Mais plus surprenant encore dans cet article de Página/12, le mécontentement de Verónica Parodi, la fille de Teresa Parodi, ex-ministre de la Culture et chanteuse engagée, qui lui a laissé sa place de directrice du centre ECuNHi, l'espace de Madres de Plaza de Mayo. ECuNHi fait en effet partie des trois organismes concernés par les ruptures de contrat. Il dépend aussi d'une association dont la présidente, Hebe de Bonafini, a répété à plusieurs reprises que le président démocratiquement élu de l'Argentine était son ennemi, que le régime qu'il met en place est une dictature et qu'elle ne veut en aucune façon s'asseoir à une table de négociation avec lui ou son gouvernement. Comment peut-on tout à la fois réclamer des subsides publics et vouloir combattre le gouvernement qui les distribue en le qualifiant d'illégitime alors qu'il est issu d'un processus électoral démocratique ? La rédaction de Página/12 ne voit aucune contradiction là-dedans et soutient mordicus les réclamations d'ECuNHi !

Pour en savoir plus :

De son côté, Raúl Zaffaroni a tenu une conférence hier dimanche, sur Plaza de Mayo, avec les manifestants qui l'occupent pour réclamer la libération de Milagro Sala, la dirigeante du mouvement Tupac Amaru, dans la province de Jujuy. Bien que députée du Parlasur, mais sans immunité parlementaire, Milagro Sala est en prison préventive, sous le coup de plusieurs inculpations pour corruption active. Face à la défense soutenue par Zaffaroni, La Nación publie ce matin un article sur les 83 coopératives qui ont bénéficié de la distribution discrétionnaire de subsides publiques de la main de Milagro Sala : ces 83 coopératives, sur les 1271 que compte la province, sont domiciliées à la même adresse, ce qui fait soupçonner des coquilles vides. L'adresse des 83 coopératives est en effet celle du siège social de Tupa Amaru. Cherchez l'erreur !
Lire l'article de Página/12 sur les arguments de Raúl Zaffaroni
lire l'entrefilet de La Nación sur la visite de Zaffaroni au seating de Plaza de Mayo
lire l'article de La Nación sur les coopératives suspectes de San Salvador de Jujuy.

Ajout du 9 février 2016 :
lire l'article de Página/12 sur le collectif universitaire international européen qui vient de se fonder pour lutter contre les louanges libérales au gouvernement de Mauricio Macri et dénoncer ses dérapages et dérives en termes de droits de l'homme, de persécution des pauvres (et il y a en effet de quoi dire), d'économie libérale qui accroisse les inégalités dans la société argentine (augmentations des prix, licenciements massifs dans la fonction publique, etc.)
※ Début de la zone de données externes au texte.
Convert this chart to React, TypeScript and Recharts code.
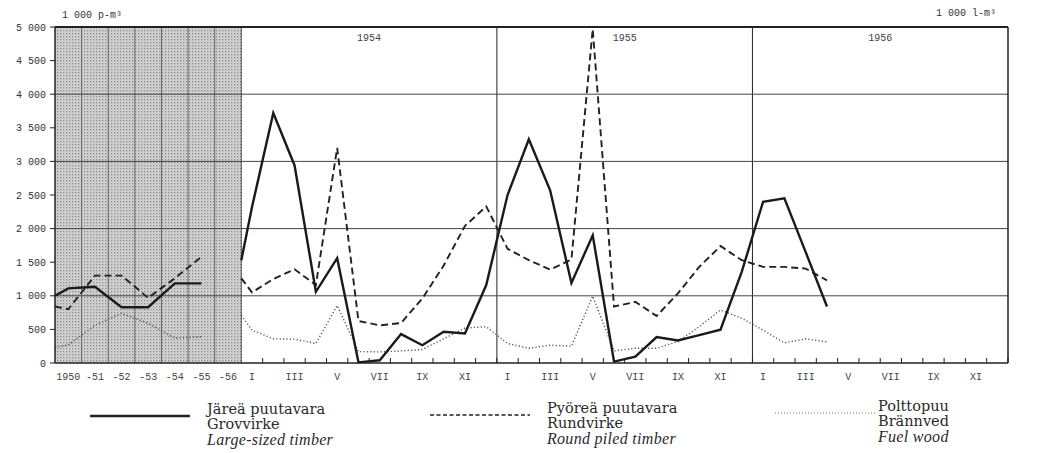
import { Line, LineChart, ReferenceArea, ReferenceLine, XAxis, YAxis } from "recharts";

// yearly panel (shaded)
const years = ["1950", "-51", "-52", "-53", "-54", "-55", "-56"];
const yearSolid = [1110, 1135, 830, 830, 1185, 1185, null];
const yearDashed = [800, 1300, 1300, 970, 1260, 1580, null];
const yearDotted = [270, 560, 740, 590, 370, 390, null];
// value where each line enters at the left edge of a panel: [solid, dashed, dotted]
const yearEdge = [1000, 840, 230];
const monthEdge = [1530, 1260, 710];

// monthly panel 1954-1956
const monthYears = ["1954", "1955", "1956"];
const monthNames = ["I", "II", "III", "IV", "V", "VI", "VII", "VIII", "IX", "X", "XI", "XII"];
const monthSolid = [
  2320, 3720, 2940, 1060, 1560, 10, 40, 430, 265, 465, 440, 1160,
  2500, 3330, 2570, 1190, 1900, 20, 95, 385, 335, 415, 495, 1360,
  2400, 2450, 1650, 840, null, null, null, null, null, null, null, null,
];
const monthDashed = [
  1050, 1250, 1395, 1160, 3200, 625, 560, 595, 960, 1450, 2040, 2330,
  1700, 1530, 1390, 1540, 4970, 840, 910, 700, 1035, 1430, 1740, 1530,
  1430, 1430, 1405, 1230, null, null, null, null, null, null, null, null,
];
const monthDotted = [
  490, 360, 355, 290, 855, 170, 165, 180, 200, 360, 520, 540,
  290, 220, 265, 250, 995, 180, 220, 220, 320, 540, 790, 665,
  490, 300, 360, 315, null, null, null, null, null, null, null, null,
];

const legendFi = ["Järeä puutavara", "Pyöreä puutavara", "Polttopuu"];
const legendSv = ["Grovvirke", "Rundvirke", "Brännved"];
const legendEn = ["Large-sized timber", "Round piled timber", "Fuel wood"];

const yTicks = [0, 500, 1000, 1500, 2000, 2500, 3000, 3500, 4000, 4500, 5000];
const gridY = [1000, 2000, 3000, 4000];

// width of one yearly column measured in monthly columns
const YEAR_W = 1.25;
const PANEL = years.length * YEAR_W;
const yearX = (i: number) => (i + 0.5) * YEAR_W;
const monthX = (m: number) => PANEL + m + 0.5;

const data = [
  { x: 0, solid: yearEdge[0], dashed: yearEdge[1], dotted: yearEdge[2] },
  ...years.map((_, i) => ({ x: yearX(i), solid: yearSolid[i], dashed: yearDashed[i], dotted: yearDotted[i] })),
  { x: PANEL, solid: monthEdge[0], dashed: monthEdge[1], dotted: monthEdge[2] },
  ...monthSolid.map((v, m) => ({ x: monthX(m), solid: v, dashed: monthDashed[m], dotted: monthDotted[m] })),
];

type Tick = { v: number; label?: string };
const xTicks: Tick[] = [
  ...years.map((label, i) => ({ v: yearX(i), label })),
  ...monthSolid.map((_, m) => ({ v: PANEL + m })),
  { v: PANEL + monthSolid.length },
  ...monthSolid.map((_, m) => ({ v: monthX(m), label: monthNames[m % 12] })).filter((_, m) => m % 2 === 0),
];

const mono = "Liberation Mono, DejaVu Sans Mono, monospace";
const ink = "#222";

const fmt = (v: number) => (v >= 1000 ? `${Math.floor(v / 1000)} ${String(v % 1000).padStart(3, "0")}` : String(v));

function XTick(props: any) {
  const { x, y, payload } = props;
  const t = xTicks.find((d) => Math.abs(d.v - payload.value) < 1e-6);
  if (!t) return null;
  if (!t.label) {
    if (t.v <= PANEL) return null;
    return <line x1={x} x2={x} y1={y} y2={y - 5} stroke={ink} strokeWidth={1} />;
  }
  return (
    <text x={x} y={y + 17} textAnchor="middle" fontFamily={mono} fontSize={10} fill="#444">
      {t.label}
    </text>
  );
}

function LegendSample({ kind }: { kind: number }) {
  const dash = kind === 0 ? undefined : kind === 1 ? "4 2.5" : "1 2";
  return (
    <svg width={100} height={6} style={{ display: "block" }}>
      <line
        x1={0}
        x2={100}
        y1={3}
        y2={3}
        stroke={kind === 2 ? "#777" : ink}
        strokeWidth={kind === 0 ? 2.6 : kind === 1 ? 1.4 : 1}
        strokeDasharray={dash}
      />
    </svg>
  );
}

const legendPos = [
  { line: 90, text: 207, y: 410 },
  { line: 430, text: 547, y: 409 },
  { line: 775, text: 878, y: 407 },
];

export default function App() {
  return (
    <div style={{ position: "absolute", left: 0, top: 0, width: 1049, height: 453, background: "#fff", overflow: "hidden" }}>
      <LineChart width={1049} height={453} data={data} margin={{ top: 27, right: 0, bottom: 70, left: 0 }}>
        <defs>
          <pattern id="stipple" width="3" height="3" patternUnits="userSpaceOnUse">
            <rect width="3" height="3" fill="#d8d8d8" />
            <rect width="1.3" height="1.3" fill="#858585" />
            <rect x="1.5" y="1.5" width="1" height="1" fill="#a8a8a8" />
          </pattern>
        </defs>
        <XAxis
          dataKey="x"
          type="number"
          domain={[0, PANEL + monthSolid.length]}
          ticks={xTicks.map((t) => t.v)}
          interval={0}
          tick={<XTick />}
          tickLine={false}
          tickSize={0}
          tickMargin={0}
          height={20}
          axisLine={{ stroke: ink, strokeWidth: 1.5 }}
        />
        <YAxis
          domain={[0, 5000]}
          ticks={yTicks}
          tickFormatter={fmt}
          width={55}
          tickSize={5}
          tickMargin={4}
          interval={0}
          axisLine={{ stroke: ink, strokeWidth: 1.5 }}
          tickLine={{ stroke: ink }}
          tick={{ fontFamily: mono, fontSize: 10, fill: "#333" }}
        />
        <YAxis
          yAxisId="r"
          orientation="right"
          domain={[0, 5000]}
          ticks={yTicks}
          tickFormatter={fmt}
          width={41}
          tickSize={4}
          tickMargin={1}
          interval={0}
          axisLine={{ stroke: ink, strokeWidth: 1.5 }}
          tickLine={{ stroke: ink }}
          tick={{ fontFamily: mono, fontSize: 10, fill: "#333", textAnchor: "start" }}
        />
        <ReferenceArea x1={0} x2={PANEL} y1={0} y2={5000} fill="url(#stipple)" fillOpacity={1} stroke="none" />
        {years.slice(1).map((_, i) => (
          <ReferenceLine key={`yv${i}`} x={(i + 1) * YEAR_W} stroke="#666" strokeWidth={1} />
        ))}
        <ReferenceLine x={PANEL} stroke="#555" strokeWidth={1} />
        {monthYears.slice(1).map((_, i) => (
          <ReferenceLine key={`mv${i}`} x={PANEL + (i + 1) * 12} stroke={ink} strokeWidth={1} />
        ))}
        {gridY.map((v) => (
          <ReferenceLine key={`h${v}`} y={v} stroke="#444" strokeWidth={1} />
        ))}
        <ReferenceLine y={5000} stroke={ink} strokeWidth={1.8} />
        {monthYears.map((yr, i) => (
          <ReferenceArea
            key={yr}
            x1={PANEL + i * 12}
            x2={PANEL + (i + 1) * 12}
            y1={0}
            y2={5000}
            fill="none"
            stroke="none"
            label={{ value: yr, position: "insideTop", offset: 7, fontFamily: mono, fontSize: 10, fill: "#444" }}
          />
        ))}
        <Line dataKey="dotted" stroke="#555" strokeWidth={1.4} strokeDasharray="1.2 2.2" dot={false} isAnimationActive={false} />
        <Line dataKey="dashed" stroke={ink} strokeWidth={1.9} strokeDasharray="7 4" dot={false} isAnimationActive={false} />
        <Line dataKey="solid" stroke="#1a1a1a" strokeWidth={2.4} dot={false} isAnimationActive={false} />
      </LineChart>

      <div style={{ position: "absolute", left: 62, top: 10, fontFamily: mono, fontSize: 10, color: "#333" }}>1 000 p-m³</div>
      <div style={{ position: "absolute", left: 936, top: 8, fontFamily: mono, fontSize: 10, color: "#333" }}>1 000 l-m³</div>

      {legendPos.map((p, i) => (
        <div key={i}>
          <div style={{ position: "absolute", left: p.line, top: p.y + 3 }}>
            <LegendSample kind={i} />
          </div>
          <div
            style={{
              position: "absolute",
              left: p.text,
              top: p.y - 8,
              fontFamily: "DejaVu Serif, serif",
              fontSize: 14.5,
              lineHeight: "15px",
              color: "#2a2a2a",
            }}
          >
            <div>{legendFi[i]}</div>
            <div>{legendSv[i]}</div>
            <div style={{ fontFamily: "Liberation Serif, serif", fontStyle: "italic", fontSize: 16, letterSpacing: 0.3 }}>
              {legendEn[i]}
            </div>
          </div>
        </div>
      ))}
    </div>
  );
}
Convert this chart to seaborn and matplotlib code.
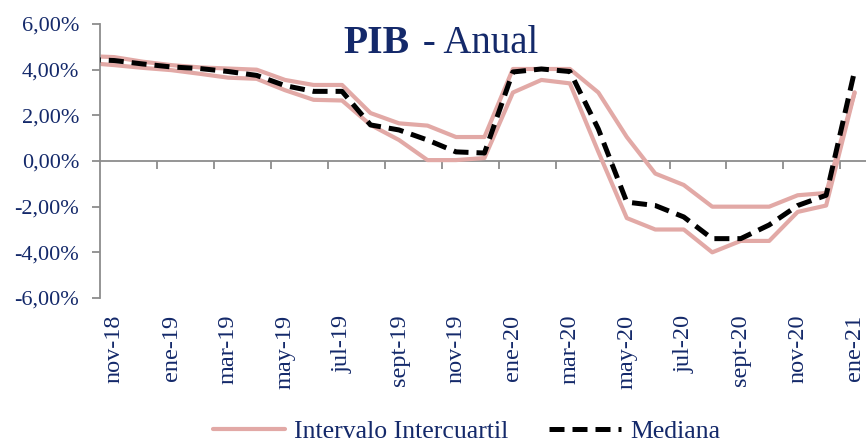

(1) Les syndicats et l'opposition estiment à 25 000 les salariés du secteur privé dont le contrat a été rompu depuis le 10 décembre 2015. Une minorité d'entre eux correspond à des contrats issus de nominations intervenues pendant la période de transition, entre l'élection de Mauricio Macri et la prise de fonction du nouveau gouvernement, sans concertation entre le gouvernement sortant et le président élu. Dans ces 25 000 licenciés, il y aurait environ 500 personnes dépendant du ministère de la Culture (Pablo Avelluto, qui, sans se cacher derrière son petit doigt, a qualifié cette situation de terrible) et 400 au ministère de la Justice dont 50 au secrétariat d'Etat aux Droits de l'Homme. Or l'Espace pour la Mémoire est au croisement entre Culture et Droits de l'Homme. Página/12 annonce qu'il y aurait encore 25 000 licenciements en prévision pour la rentrée en mars.
(2) Et Dieu sait si en particulier les responsables de Abuelas de Plaza de Mayo ont voyagé et auraient donc pu s'informer sur les pratiques dans les autres pays dans ce domaine, notamment en Europe, afin de moderniser la situation étatique en Argentine. Sinon, à quoi ça sert d'être en permanence à Paris, à Bruxelles, à Rome et à Madrid ?
(3) D'autant que les entreprises en question pouvaient appartenir au mouvement de l'économie durable et éthique, au mouvement coopératif ou au secteur des fondations... Avec tous les footballeurs argentins qui s'expatrient, qui aimeraient bien faire du bien au pays et ne savent même plus quoi faire de leur fortune rapidement acquise.
(4) Cet article de Página/12 m'éclaire un peu l'indifférence et le manque de courtoisie avec lesquels mes différentes tentatives de prise de contact avec l'une de ces associations ont été reçues à Buenos Aires. Alors que c'est précisément ce type de soutien par un retentissement international que je leur proposais. Et ce malgré l'intervention d'un certain nombre d'amis qui ne comprenaient pas plus que moi pourquoi personne dans les instances dirigeantes ne m'adressait la moindre réponse, ne serait-ce que par politesse. Maintenant, c'est plus clair pour moi : l'Etat payait et sans doute largement. Il n'était donc nul besoin de coopération internationale, l'association vivait sous perfusion et pouvait se permettre de s'enfermer dans son nombrilisme argentin tout en continuant les voyages des dirigeantes qui n'avaient plus pour objet de solliciter l'aide et le soutien de l'étranger comme avant l'arrivée au pouvoir de Néstor Kirchner... Ce silence était ahurissant, autant pour moi que pour les sympathisants de l'organisation à Buenos Aires.